### WRITTEN INSTRUCTION
Every record must be repeated exactly; omit any pictures they contain.

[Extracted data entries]
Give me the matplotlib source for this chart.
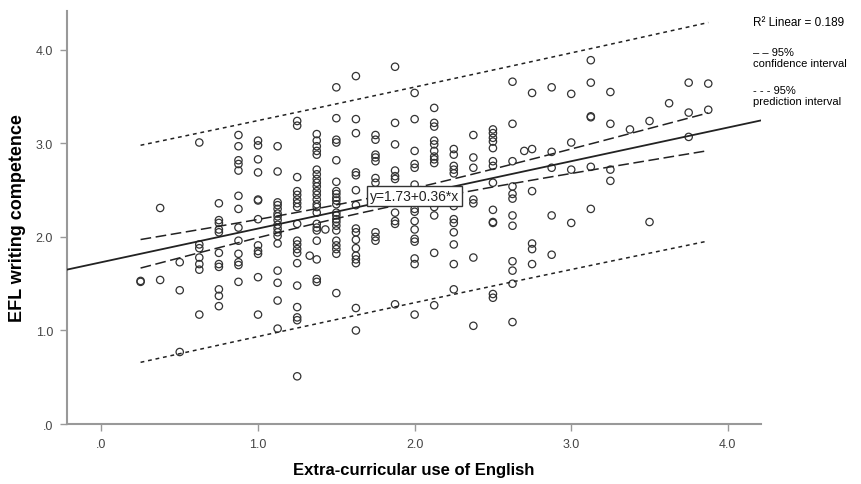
import numpy as np
import matplotlib.pyplot as plt
from matplotlib.ticker import FuncFormatter

plt.rcParams['font.family'] = ['Liberation Sans', 'DejaVu Sans']

# extra-curricular use score (x) for each column of respondents
use_levels = [0.25, 0.375, 0.5, 0.625, 0.75, 0.875, 1.0, 1.125, 1.25, 1.375,
              1.5, 1.625, 1.75, 1.875, 2.0, 2.125, 2.25, 2.375, 2.5, 2.625,
              2.75, 2.875, 3.0, 3.125, 3.25, 3.375, 3.5, 3.625, 3.75, 3.875]

# writing competence scores within each column
competence = [
    [1.52, 1.53],
    [2.31, 1.54],
    [1.73, 1.43, 0.77],
    [3.01, 1.92, 1.88, 1.78, 1.71, 1.65, 1.17],
    [2.36, 2.18, 2.15, 2.08, 2.05, 1.83, 1.71, 1.68, 1.44, 1.37, 1.26],
    [3.09, 2.97, 2.82, 2.78, 2.71, 2.44, 2.30, 2.10, 1.96, 1.82, 1.73, 1.70, 1.52],
    [3.03, 2.98, 2.83, 2.69, 2.40, 2.39, 2.19, 1.91, 1.85, 1.82, 1.57, 1.17],
    [2.97, 2.70, 2.37, 2.34, 2.30, 2.25, 2.22, 2.18, 2.13, 2.09, 2.05, 2.01, 1.93,
     1.64, 1.51, 1.32, 1.02],
    [3.24, 3.19, 2.64, 2.49, 2.45, 2.40, 2.36, 2.32, 2.14, 1.96, 1.92, 1.87, 1.83,
     1.72, 1.48, 1.25, 1.14, 1.11, 0.51],
    [3.10, 3.03, 2.97, 2.92, 2.88, 2.72, 2.67, 2.62, 2.58, 2.54, 2.49, 2.45, 2.40,
     2.35, 2.32, 2.26, 2.14, 2.10, 2.07, 1.96, 1.76, 1.55, 1.52],
    [3.60, 3.27, 3.04, 3.01, 2.82, 2.59, 2.49, 2.46, 2.42, 2.39, 2.35, 2.26, 2.23,
     2.19, 2.16, 2.12, 2.07, 1.96, 1.91, 1.87, 1.82, 1.40],
    [3.72, 3.26, 3.11, 2.69, 2.66, 2.50, 2.34, 2.09, 2.05, 1.97, 1.88, 1.80, 1.76,
     1.72, 1.24, 1.00],
    [3.09, 3.04, 2.88, 2.85, 2.81, 2.63, 2.58, 2.05, 2.00, 1.96],
    [3.82, 3.22, 2.99, 2.71, 2.65, 2.62, 2.26, 2.17, 2.14, 1.28],
    [3.54, 3.26, 2.92, 2.78, 2.74, 2.56, 2.40, 2.30, 2.27, 2.17, 2.08, 1.98, 1.95,
     1.77, 1.71, 1.17],
    [3.38, 3.22, 3.18, 3.03, 2.99, 2.92, 2.86, 2.83, 2.79, 2.32, 2.23, 1.83, 1.27],
    [2.94, 2.88, 2.76, 2.72, 2.68, 2.33, 2.19, 2.15, 2.05, 1.92, 1.71, 1.44],
    [3.09, 2.85, 2.74, 2.40, 2.36, 1.78, 1.05],
    [3.15, 3.11, 3.06, 3.02, 2.95, 2.81, 2.76, 2.58, 2.29, 2.16, 2.15, 1.39, 1.35],
    [3.66, 3.21, 2.81, 2.54, 2.46, 2.41, 2.23, 2.12, 1.74, 1.64, 1.50, 1.09],
    [3.54, 2.94, 2.49, 1.93, 1.87, 1.71],
    [3.60, 2.91, 2.74, 2.23, 1.81],
    [3.53, 3.01, 2.72, 2.15],
    [3.89, 3.65, 3.29, 3.28, 2.75, 2.30],
    [3.55, 3.21, 2.72, 2.60],
    [3.15],
    [3.24, 2.16],
    [3.43],
    [3.65, 3.33, 3.07],
    [3.64, 3.36],
]

# a few respondents off the regular grid
extra_use = [1.33, 1.43, 2.70]
extra_comp = [1.80, 2.08, 2.92]

intercept, slope = 1.73, 0.36
r_squared = 0.189

x = np.concatenate([np.repeat(u, len(c)) for u, c in zip(use_levels, competence)] + [extra_use])
y = np.concatenate([np.array(c) for c in competence] + [extra_comp])

# residual spread around the fitted line, for the 95% bands
n = len(x)
resid = y - (intercept + slope * x)
s = np.sqrt(np.sum(resid ** 2) / (n - 2))
xbar = x.mean()
sxx = np.sum((x - xbar) ** 2)
t = 1.969
xs = np.linspace(x.min(), x.max(), 200)
fit = intercept + slope * xs
ci = t * s * np.sqrt(1 / n + (xs - xbar) ** 2 / sxx)
pi = t * s * np.sqrt(1 + 1 / n + (xs - xbar) ** 2 / sxx)

fig = plt.figure(figsize=(8.62, 4.85), dpi=100)
ax = fig.add_axes([0.0777, 0.1237, 0.8048, 0.8523])

ax.scatter(x, y, s=28, facecolors='none', edgecolors='#333333', linewidths=0.9, zorder=3)

xl = np.array([-0.22, 4.21])
ax.plot(xl, intercept + slope * xl, color='#222222', lw=1.3, zorder=4)
ax.plot(xs, fit + ci, color='#222222', lw=1.1, dashes=(7, 3), zorder=4)
ax.plot(xs, fit - ci, color='#222222', lw=1.1, dashes=(7, 3), zorder=4)
ax.plot(xs, fit + pi, color='#222222', lw=1.1, dashes=(2.5, 2.5), zorder=4)
ax.plot(xs, fit - pi, color='#222222', lw=1.1, dashes=(2.5, 2.5), zorder=4)

ax.text(2.0, 2.44, 'y=1.73+0.36*x', ha='center', va='center', fontsize=10,
        color='#222222', zorder=6,
        bbox=dict(boxstyle='square,pad=0.2', fc='white', ec='#333333', lw=1))

ax.set_xlim(-0.22, 4.21)
ax.set_ylim(0, 4.42)
ax.set_xticks([0, 1, 2, 3, 4])
ax.set_yticks([0, 1, 2, 3, 4])
fmt = FuncFormatter(lambda v, p: '.0' if v == 0 else f'{v:.1f}')
ax.xaxis.set_major_formatter(fmt)
ax.yaxis.set_major_formatter(fmt)
for side in ['top', 'right']:
    ax.spines[side].set_visible(False)
for side in ['left', 'bottom']:
    ax.spines[side].set_color('#999999')
    ax.spines[side].set_linewidth(1.5)
ax.tick_params(axis='both', direction='out', length=5, width=1, color='#999999',
               labelcolor='#444444', labelsize=9, pad=5)

ax.set_xlabel('Extra-curricular use of English', fontsize=12, fontweight='bold', labelpad=9)
ax.set_ylabel('EFL writing competence', fontsize=13, fontweight='bold', labelpad=7)

fig.text(0.873, 0.953, 'R\u00b2 Linear = 0.189', fontsize=8.5, va='center')
fig.text(0.873, 0.890, '\u2013 \u2013 95%', fontsize=8, va='center')
fig.text(0.873, 0.868, 'confidence interval', fontsize=8, va='center')
fig.text(0.873, 0.813, '- - - 95%', fontsize=8, va='center')
fig.text(0.873, 0.790, 'prediction interval', fontsize=8, va='center')

fig.savefig('out.png', dpi=100)
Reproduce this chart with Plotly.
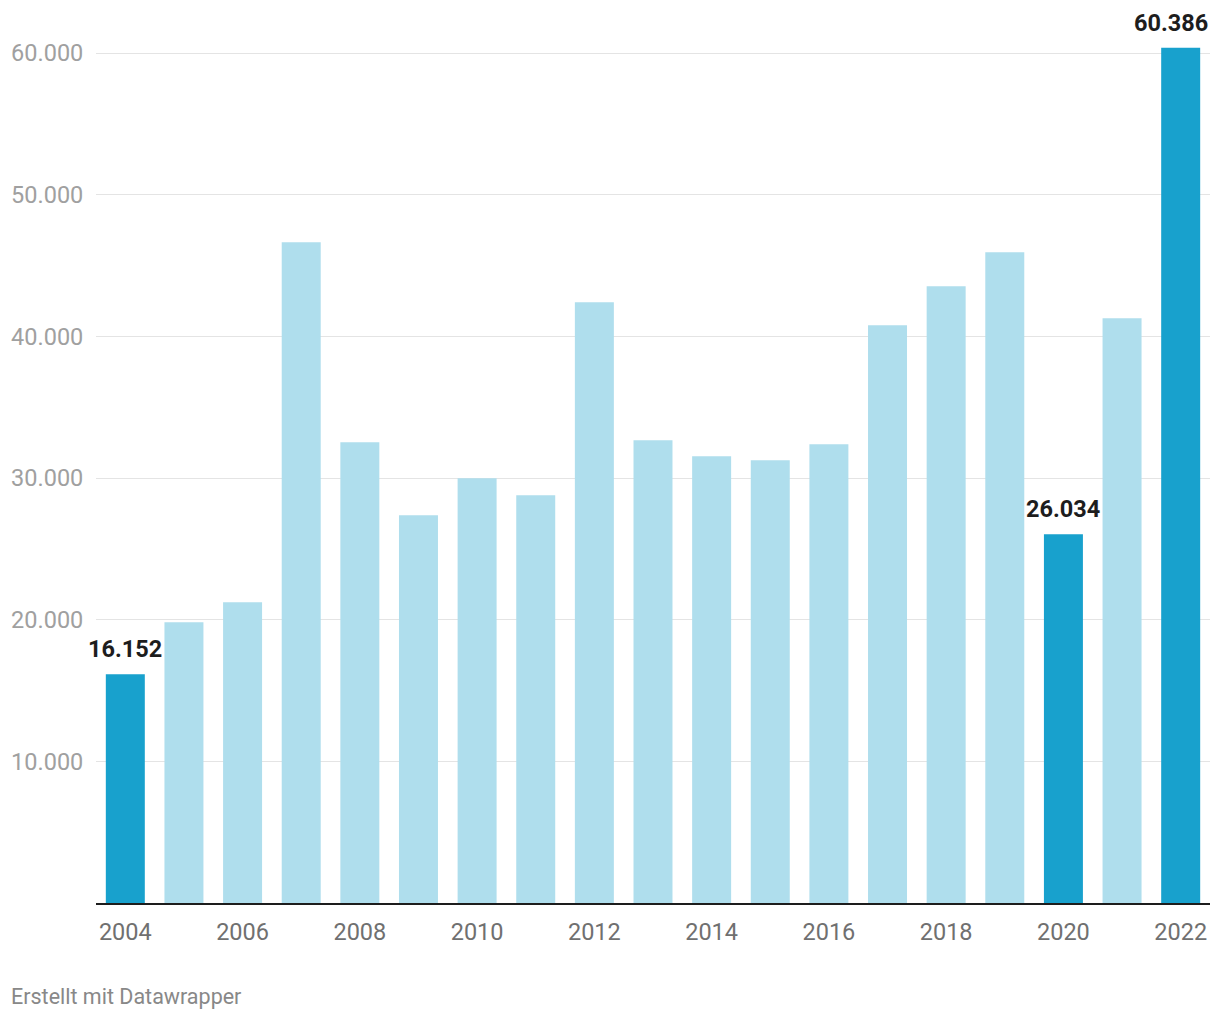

### THE REPLY
Give me the matplotlib source for this chart.
import numpy as np
import matplotlib.pyplot as plt
from matplotlib.ticker import FuncFormatter

plt.rcParams['font.family'] = ['Liberation Sans', 'DejaVu Sans']

# extra-curricular use score (x) for each column of respondents
use_levels = [0.25, 0.375, 0.5, 0.625, 0.75, 0.875, 1.0, 1.125, 1.25, 1.375,
              1.5, 1.625, 1.75, 1.875, 2.0, 2.125, 2.25, 2.375, 2.5, 2.625,
              2.75, 2.875, 3.0, 3.125, 3.25, 3.375, 3.5, 3.625, 3.75, 3.875]

# writing competence scores within each column
competence = [
    [1.52, 1.53],
    [2.31, 1.54],
    [1.73, 1.43, 0.77],
    [3.01, 1.92, 1.88, 1.78, 1.71, 1.65, 1.17],
    [2.36, 2.18, 2.15, 2.08, 2.05, 1.83, 1.71, 1.68, 1.44, 1.37, 1.26],
    [3.09, 2.97, 2.82, 2.78, 2.71, 2.44, 2.30, 2.10, 1.96, 1.82, 1.73, 1.70, 1.52],
    [3.03, 2.98, 2.83, 2.69, 2.40, 2.39, 2.19, 1.91, 1.85, 1.82, 1.57, 1.17],
    [2.97, 2.70, 2.37, 2.34, 2.30, 2.25, 2.22, 2.18, 2.13, 2.09, 2.05, 2.01, 1.93,
     1.64, 1.51, 1.32, 1.02],
    [3.24, 3.19, 2.64, 2.49, 2.45, 2.40, 2.36, 2.32, 2.14, 1.96, 1.92, 1.87, 1.83,
     1.72, 1.48, 1.25, 1.14, 1.11, 0.51],
    [3.10, 3.03, 2.97, 2.92, 2.88, 2.72, 2.67, 2.62, 2.58, 2.54, 2.49, 2.45, 2.40,
     2.35, 2.32, 2.26, 2.14, 2.10, 2.07, 1.96, 1.76, 1.55, 1.52],
    [3.60, 3.27, 3.04, 3.01, 2.82, 2.59, 2.49, 2.46, 2.42, 2.39, 2.35, 2.26, 2.23,
     2.19, 2.16, 2.12, 2.07, 1.96, 1.91, 1.87, 1.82, 1.40],
    [3.72, 3.26, 3.11, 2.69, 2.66, 2.50, 2.34, 2.09, 2.05, 1.97, 1.88, 1.80, 1.76,
     1.72, 1.24, 1.00],
    [3.09, 3.04, 2.88, 2.85, 2.81, 2.63, 2.58, 2.05, 2.00, 1.96],
    [3.82, 3.22, 2.99, 2.71, 2.65, 2.62, 2.26, 2.17, 2.14, 1.28],
    [3.54, 3.26, 2.92, 2.78, 2.74, 2.56, 2.40, 2.30, 2.27, 2.17, 2.08, 1.98, 1.95,
     1.77, 1.71, 1.17],
    [3.38, 3.22, 3.18, 3.03, 2.99, 2.92, 2.86, 2.83, 2.79, 2.32, 2.23, 1.83, 1.27],
    [2.94, 2.88, 2.76, 2.72, 2.68, 2.33, 2.19, 2.15, 2.05, 1.92, 1.71, 1.44],
    [3.09, 2.85, 2.74, 2.40, 2.36, 1.78, 1.05],
    [3.15, 3.11, 3.06, 3.02, 2.95, 2.81, 2.76, 2.58, 2.29, 2.16, 2.15, 1.39, 1.35],
    [3.66, 3.21, 2.81, 2.54, 2.46, 2.41, 2.23, 2.12, 1.74, 1.64, 1.50, 1.09],
    [3.54, 2.94, 2.49, 1.93, 1.87, 1.71],
    [3.60, 2.91, 2.74, 2.23, 1.81],
    [3.53, 3.01, 2.72, 2.15],
    [3.89, 3.65, 3.29, 3.28, 2.75, 2.30],
    [3.55, 3.21, 2.72, 2.60],
    [3.15],
    [3.24, 2.16],
    [3.43],
    [3.65, 3.33, 3.07],
    [3.64, 3.36],
]

# a few respondents off the regular grid
extra_use = [1.33, 1.43, 2.70]
extra_comp = [1.80, 2.08, 2.92]

intercept, slope = 1.73, 0.36
r_squared = 0.189

x = np.concatenate([np.repeat(u, len(c)) for u, c in zip(use_levels, competence)] + [extra_use])
y = np.concatenate([np.array(c) for c in competence] + [extra_comp])

# residual spread around the fitted line, for the 95% bands
n = len(x)
resid = y - (intercept + slope * x)
s = np.sqrt(np.sum(resid ** 2) / (n - 2))
xbar = x.mean()
sxx = np.sum((x - xbar) ** 2)
t = 1.969
xs = np.linspace(x.min(), x.max(), 200)
fit = intercept + slope * xs
ci = t * s * np.sqrt(1 / n + (xs - xbar) ** 2 / sxx)
pi = t * s * np.sqrt(1 + 1 / n + (xs - xbar) ** 2 / sxx)

fig = plt.figure(figsize=(8.62, 4.85), dpi=100)
ax = fig.add_axes([0.0777, 0.1237, 0.8048, 0.8523])

ax.scatter(x, y, s=28, facecolors='none', edgecolors='#333333', linewidths=0.9, zorder=3)

xl = np.array([-0.22, 4.21])
ax.plot(xl, intercept + slope * xl, color='#222222', lw=1.3, zorder=4)
ax.plot(xs, fit + ci, color='#222222', lw=1.1, dashes=(7, 3), zorder=4)
ax.plot(xs, fit - ci, color='#222222', lw=1.1, dashes=(7, 3), zorder=4)
ax.plot(xs, fit + pi, color='#222222', lw=1.1, dashes=(2.5, 2.5), zorder=4)
ax.plot(xs, fit - pi, color='#222222', lw=1.1, dashes=(2.5, 2.5), zorder=4)

ax.text(2.0, 2.44, 'y=1.73+0.36*x', ha='center', va='center', fontsize=10,
        color='#222222', zorder=6,
        bbox=dict(boxstyle='square,pad=0.2', fc='white', ec='#333333', lw=1))

ax.set_xlim(-0.22, 4.21)
ax.set_ylim(0, 4.42)
ax.set_xticks([0, 1, 2, 3, 4])
ax.set_yticks([0, 1, 2, 3, 4])
fmt = FuncFormatter(lambda v, p: '.0' if v == 0 else f'{v:.1f}')
ax.xaxis.set_major_formatter(fmt)
ax.yaxis.set_major_formatter(fmt)
for side in ['top', 'right']:
    ax.spines[side].set_visible(False)
for side in ['left', 'bottom']:
    ax.spines[side].set_color('#999999')
    ax.spines[side].set_linewidth(1.5)
ax.tick_params(axis='both', direction='out', length=5, width=1, color='#999999',
               labelcolor='#444444', labelsize=9, pad=5)

ax.set_xlabel('Extra-curricular use of English', fontsize=12, fontweight='bold', labelpad=9)
ax.set_ylabel('EFL writing competence', fontsize=13, fontweight='bold', labelpad=7)

fig.text(0.873, 0.953, 'R\u00b2 Linear = 0.189', fontsize=8.5, va='center')
fig.text(0.873, 0.890, '\u2013 \u2013 95%', fontsize=8, va='center')
fig.text(0.873, 0.868, 'confidence interval', fontsize=8, va='center')
fig.text(0.873, 0.813, '- - - 95%', fontsize=8, va='center')
fig.text(0.873, 0.790, 'prediction interval', fontsize=8, va='center')

fig.savefig('out.png', dpi=100)
Reproduce this chart with Plotly.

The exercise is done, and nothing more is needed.